Martin Wolf makes some powerful points on the progressive loss of faith in free markets and free trade (Conservatism buries Ronald Reagan and Margaret Thatcher. May 23rd, 2017). He makes only passing reference to the fundamental dysfunction underpinning the major shift in the popular mood and the consequent shift in political stance. The progressive dissociation between democratic accountability and economic power.

As Mr Wolf notes, politics is largely a national affair. In spite of grand notions of global governance, the nation state remains the primary locus of democratic legitimacy. Economic and financial activities have, on the other hand, become largely transnational or global. Should transnational economic forces continue to become more powerful than elected national governments, then we will have slipped seamlessly from democracy to plutocracy.

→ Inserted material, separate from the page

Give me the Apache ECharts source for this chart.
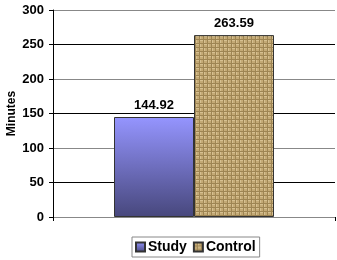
<!DOCTYPE html>
<html>
<head>
<meta charset="utf-8">
<script src="https://cdn.jsdelivr.net/npm/echarts@6/dist/echarts.min.js"></script>
<style>
  html, body { margin: 0; padding: 0; background: #fff; }
  #chart { width: 337px; height: 260px; }
</style>
</head>
<body>
<div id="chart"></div>
<script>
const categories = [''];
const seriesNames = ['Study', 'Control'];
const studyValues = [144.92];
const controlValues = [263.59];
const yTicks = [0, 50, 100, 150, 200, 250, 300];

// burlap-like woven texture for the Control bar
const makeBurlap = () => {
  const c = document.createElement('canvas');
  c.width = 8;
  c.height = 8;
  const ctx = c.getContext('2d');
  ctx.fillStyle = '#c4aa76';
  ctx.fillRect(0, 0, 8, 8);
  ctx.fillStyle = '#9e8553';
  ctx.fillRect(3, 0, 1, 8);
  ctx.fillRect(7, 0, 1, 8);
  ctx.fillRect(0, 3, 8, 1);
  ctx.fillRect(0, 7, 8, 1);
  ctx.fillStyle = '#d6c091';
  ctx.fillRect(0, 0, 3, 1);
  ctx.fillRect(4, 4, 3, 1);
  ctx.fillRect(4, 0, 1, 3);
  ctx.fillRect(0, 4, 1, 3);
  return c;
};

const chart = echarts.init(document.getElementById('chart'));
const labelStyle = {
  show: true,
  position: 'top',
  distance: 5,
  fontFamily: 'Liberation Sans',
  fontWeight: 'bold',
  fontSize: 13,
  color: '#000',
  formatter: (p) => p.value.toFixed(2),
};

chart.setOption({
  animation: false,
  grid: { left: 53, right: 2, top: 10, bottom: 43, outerBoundsMode: 'none', containLabel: false },
  legend: {
    top: 237,
    left: 132,
    data: seriesNames,
    icon: 'rect',
    itemWidth: 9,
    itemHeight: 9,
    itemGap: 6,
    padding: [3, 4, 3, 3],
    borderColor: '#888',
    borderWidth: 1,
    borderRadius: 0,
    textStyle: {
      fontFamily: 'Liberation Sans',
      fontWeight: 'bold',
      fontSize: 14,
      color: '#000',
      padding: [0, 0, 0, -2],
    },
  },
  xAxis: {
    type: 'category',
    data: categories,
    axisLine: { lineStyle: { color: '#888', width: 1 } },
    axisTick: { show: true, length: 4, lineStyle: { color: '#000' } },
    axisLabel: { show: false },
  },
  yAxis: {
    type: 'value',
    min: yTicks[0],
    max: yTicks[yTicks.length - 1],
    interval: 50,
    name: 'Minutes',
    nameLocation: 'middle',
    nameGap: 35,
    nameMoveOverlap: false,
    nameTextStyle: {
      fontFamily: 'Liberation Sans',
      fontWeight: 'bold',
      fontSize: 12,
      color: '#000',
    },
    axisLine: { show: true, lineStyle: { color: '#000' } },
    axisTick: { show: true, length: 4, lineStyle: { color: '#000' } },
    axisLabel: {
      fontFamily: 'Liberation Sans',
      fontWeight: 'bold',
      fontSize: 13,
      color: '#000',
      margin: 9,
    },
    splitLine: { lineStyle: { color: ['#888', '#000'], width: 1 } },
  },
  series: [
    {
      name: seriesNames[0],
      type: 'bar',
      data: studyValues,
      barWidth: 80,
      barGap: '0%',
      itemStyle: {
        color: new echarts.graphic.LinearGradient(0, 0, 0, 1, [
          { offset: 0, color: '#9595ff' },
          { offset: 1, color: '#47477c' },
        ]),
        borderColor: '#333',
        borderWidth: 1,
      },
      label: labelStyle,
    },
    {
      name: seriesNames[1],
      type: 'bar',
      data: controlValues,
      barWidth: 80,
      barGap: '0%',
      itemStyle: {
        color: { image: makeBurlap(), repeat: 'repeat' },
        borderColor: '#333',
        borderWidth: 1,
      },
      label: labelStyle,
    },
  ],
});
</script>
</body>
</html>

These shifts drive the political responses that Mr Wolf describes. But business also has a role to play. Leaders of global and transnational corporations need to decide whether their primary loyalty is to themselves and their shareholders. They should therefore continue to act as agents of international arbitrage in investment, jobs and taxes to maximise returns. Or whether they would rather use their global reach to be responsible local citizens in all countries in which they operate. A choice for the former inevitably leads to a continued rise in nationalist and protectionist politics as citizens resist the undermining of their democracies and elect those who seem willing to take on narrow financial interests – by whichever means. The consequences for business will be substantial.

Business leaders are very used to evaluating the impact of politics on their business. They should also consider carefully the impact of their business practices on politics itself. It’s not a one way street.